**PROBLEM DETAILS**
Everything from the first line of the data below through the line that contains "20, 30, 40];" should be written out exactly, please, and nothing more; the pictures stay out.
★ ★ ★
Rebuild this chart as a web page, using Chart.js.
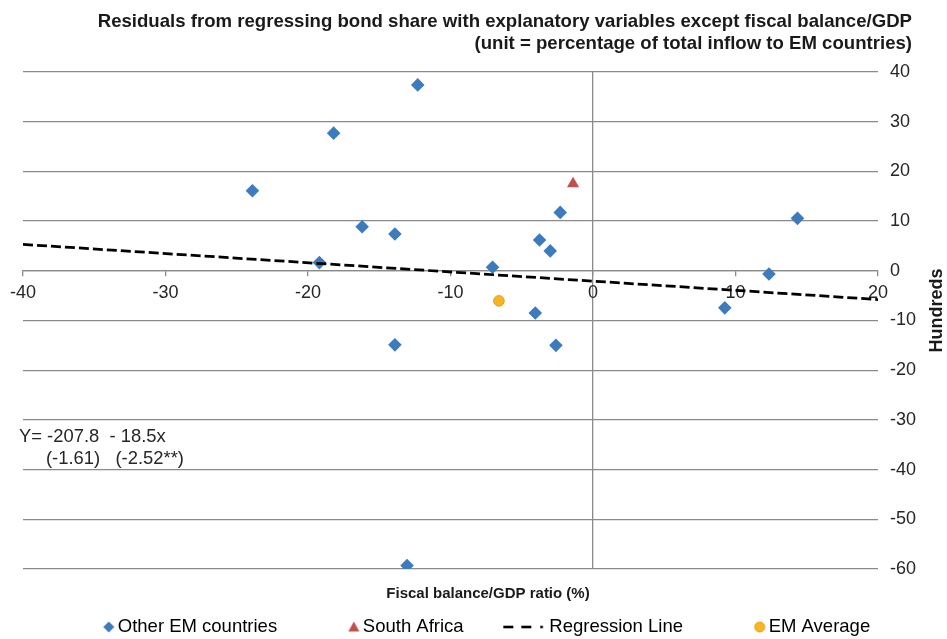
<!DOCTYPE html>
<html>
<head>
<meta charset="utf-8">
<title>Residuals vs fiscal balance</title>
<script src="https://cdn.jsdelivr.net/npm/chart.js@4.4.1/dist/chart.umd.min.js"></script>
<style>
  html, body { margin: 0; padding: 0; background: #fff; overflow: hidden; }
  #wrap { position: relative; width: 947px; height: 639px; }
</style>
</head>
<body>
<div id="wrap"><canvas id="myChart"></canvas></div>
<script>
// DATA

var otherEmX = [-23.9, -18.2, -12.3, -16.2, -13.9, -19.2, -7.05, -2.3, -3.75, -3.0, 14.35, 12.35, 9.25, -4.05, -2.6, -13.9, -13.05];
var otherEmY = [16.1, 27.7, 37.4, 8.85, 7.4, 1.65, 0.7, 11.75, 6.2, 4.0, 10.55, -0.65, -7.45, -8.5, -15.0, -14.9, -59.3];

var southAfricaX = [-1.4];
var southAfricaY = [17.5];

var emAverageX = [-6.6];
var emAverageY = [-6.05];

var regressionX = [-40, 20];
var regressionY = [5.32, -5.78];

var xTickValues = [-40, -30, -20, -10, 0, 10, 20];
var yTickValues = [-60, -50, -40, -30, -20, -10, 0, 10, 20, 30, 40];

var seriesNames = ['Other EM countries', 'South Africa', 'Regression Line', 'EM Average'];
var titleLines = [
  'Residuals from regressing bond share with explanatory variables except fiscal balance/GDP',
  '(unit = percentage of total inflow to EM countries)'
];
var xTitle = 'Fiscal balance/GDP ratio (%)';
var yTitle = 'Hundreds';
var equationLines = ['Y= -207.8  - 18.5x', '(-1.61)   (-2.52**)'];


// STYLE

var FONT = "'Liberation Sans', Arial, sans-serif";
var TEXT = '#262626';
var GRID = '#8a8a8a';
var BLUE = '#3d7bbf';
var RED = '#c0504d';
var ORANGE = '#f9b424';

var legendFont = 18.5;
var legendBox = 27.7;
var legendPad = 48.75;

Chart.defaults.font.family = FONT;
Chart.defaults.color = TEXT;

function toPoints(xs, ys) {
  return xs.map(function(x, i) { return { x: x, y: ys[i] }; });
}

// legend symbols as small canvases, drawn just left of the label text
function legendSymbol(draw) {
  var c = document.createElement('canvas');
  var w = Math.round(legendBox + 120);
  c.width = w;
  c.height = 20;
  var g = c.getContext('2d');
  var textX = w / 2 + legendBox / 2 + legendFont / 2;
  draw(g, textX, 10);
  return c;
}

var legendSymbols = [
  legendSymbol(function(g, tx, cy) {
    var cx = tx - 9;
    g.fillStyle = BLUE;
    g.beginPath();
    g.moveTo(cx, cy - 5.5); g.lineTo(cx + 5.5, cy); g.lineTo(cx, cy + 5.5); g.lineTo(cx - 5.5, cy);
    g.closePath();
    g.fill();
  }),
  legendSymbol(function(g, tx, cy) {
    var cx = tx - 9;
    g.fillStyle = RED;
    g.beginPath();
    g.moveTo(cx, cy - 5.5); g.lineTo(cx + 5.5, cy + 4.5); g.lineTo(cx - 5.5, cy + 4.5);
    g.closePath();
    g.fill();
  }),
  legendSymbol(function(g, tx, cy) {
    g.fillStyle = '#000';
    g.fillRect(tx - 46, cy - 1.3, 10, 2.6);
    g.fillRect(tx - 28, cy - 1.3, 10, 2.6);
    g.fillRect(tx - 9, cy - 1.3, 2.5, 2.6);
  }),
  legendSymbol(function(g, tx, cy) {
    g.fillStyle = ORANGE;
    g.strokeStyle = '#e59f12';
    g.lineWidth = 1;
    g.beginPath();
    g.arc(tx - 9, cy, 5, 0, Math.PI * 2);
    g.fill();
    g.stroke();
  })
];

// titles, axis names and the regression equation
var textPlugin = {
  id: 'chartTexts',
  afterDraw: function(chart) {
    var c = chart.ctx;
    var area = chart.chartArea;
    c.save();
    c.fillStyle = '#1a1a1a';
    c.textBaseline = 'alphabetic';

    c.font = 'bold 18.6px ' + FONT;
    c.textAlign = 'right';
    c.fillText(titleLines[0], 912, 27);
    c.fillText(titleLines[1], 912, 49);

    c.font = 'bold 15px ' + FONT;
    c.textAlign = 'center';
    c.fillText(xTitle, 488, 598);

    c.fillStyle = TEXT;
    c.font = '18.4px ' + FONT;
    c.textAlign = 'left';
    c.fillText(equationLines[0], 19, 442);
    c.fillText(equationLines[1], 46, 464);

    c.fillStyle = '#1a1a1a';
    c.font = 'bold 18px ' + FONT;
    c.translate(937, (area.top + area.bottom) / 2 - 10);
    c.rotate(-Math.PI / 2);
    c.textAlign = 'center';
    c.textBaseline = 'middle';
    c.fillText(yTitle, 0, 0);
    c.restore();
  }
};


// CHART

var ctx = document.getElementById('myChart').getContext('2d');

var chart = new Chart(ctx, {
  type: 'scatter',
  data: {
    datasets: [{
      label: seriesNames[0],
      data: toPoints(otherEmX, otherEmY),
      pointStyle: 'rectRot',
      pointRadius: 6.8,
      pointHoverRadius: 6.8,
      backgroundColor: BLUE,
      borderColor: BLUE,
      borderWidth: 0,
      order: 1
    },
    {
      label: seriesNames[1],
      data: toPoints(southAfricaX, southAfricaY),
      pointStyle: 'triangle',
      pointRadius: 7,
      pointHoverRadius: 7,
      backgroundColor: RED,
      borderColor: RED,
      borderWidth: 0,
      order: 1
    },
    {
      type: 'line',
      label: seriesNames[2],
      data: toPoints(regressionX, regressionY),
      borderColor: '#000',
      borderWidth: 2.75,
      borderDash: [10, 4],
      pointRadius: 0,
      fill: false,
      order: 0
    },
    {
      label: seriesNames[3],
      data: toPoints(emAverageX, emAverageY),
      pointStyle: 'circle',
      pointRadius: 5.3,
      pointHoverRadius: 5.3,
      backgroundColor: ORANGE,
      borderColor: '#e59f12',
      borderWidth: 1,
      order: 1
    }]
  },
  options: {
    responsive: true,
    maintainAspectRatio: false,
    animation: false,
    devicePixelRatio: 1,
    layout: {
      padding: { top: 72, left: 23, right: 19, bottom: -7.25 }
    },
    scales: {
      x: {
        type: 'linear',
        position: { y: 0 },
        min: xTickValues[0],
        max: xTickValues[xTickValues.length - 1],
        ticks: { stepSize: 10, font: { size: 18 }, color: TEXT, padding: 6 },
        grid: {
          color: function(c) { return c.tick && c.tick.value === 0 ? GRID : 'rgba(0,0,0,0)'; },
          tickColor: GRID,
          tickLength: 5,
          lineWidth: 1.3
        },
        border: { color: GRID, width: 1.3 }
      },
      y: {
        type: 'linear',
        position: 'right',
        min: yTickValues[0],
        max: yTickValues[yTickValues.length - 1],
        ticks: { stepSize: 10, font: { size: 18 }, color: TEXT, padding: 12 },
        grid: { color: GRID, lineWidth: 1.3, drawTicks: false },
        border: { display: false }
      }
    },
    plugins: {
      title: { display: false },
      tooltip: { enabled: false },
      legend: {
        position: 'bottom',
        labels: {
          usePointStyle: true,
          pointStyleWidth: legendBox,
          padding: legendPad,
          font: { size: legendFont },
          color: TEXT,
          generateLabels: function(chart) {
            return chart.data.datasets.map(function(ds, i) {
              return {
                text: ds.label,
                pointStyle: legendSymbols[i],
                fillStyle: 'rgba(0,0,0,0)',
                strokeStyle: 'rgba(0,0,0,0)',
                lineWidth: 0,
                hidden: false,
                datasetIndex: i
              };
            });
          }
        }
      }
    }
  },
  plugins: [textPlugin]
});
</script>
</body>
</html>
★ ★ ★
**FINAL RESULT**
Rebuild this chart as a web page, using Chart.js.
<!DOCTYPE html>
<html>
<head>
<meta charset="utf-8">
<title>Residuals vs fiscal balance</title>
<script src="https://cdn.jsdelivr.net/npm/chart.js@4.4.1/dist/chart.umd.min.js"></script>
<style>
  html, body { margin: 0; padding: 0; background: #fff; overflow: hidden; }
  #wrap { position: relative; width: 947px; height: 639px; }
</style>
</head>
<body>
<div id="wrap"><canvas id="myChart"></canvas></div>
<script>
// DATA

var otherEmX = [-23.9, -18.2, -12.3, -16.2, -13.9, -19.2, -7.05, -2.3, -3.75, -3.0, 14.35, 12.35, 9.25, -4.05, -2.6, -13.9, -13.05];
var otherEmY = [16.1, 27.7, 37.4, 8.85, 7.4, 1.65, 0.7, 11.75, 6.2, 4.0, 10.55, -0.65, -7.45, -8.5, -15.0, -14.9, -59.3];

var southAfricaX = [-1.4];
var southAfricaY = [17.5];

var emAverageX = [-6.6];
var emAverageY = [-6.05];

var regressionX = [-40, 20];
var regressionY = [5.32, -5.78];

var xTickValues = [-40, -30, -20, -10, 0, 10, 20];
var yTickValues = [-60, -50, -40, -30, -20, -10, 0, 10, 20, 30, 40];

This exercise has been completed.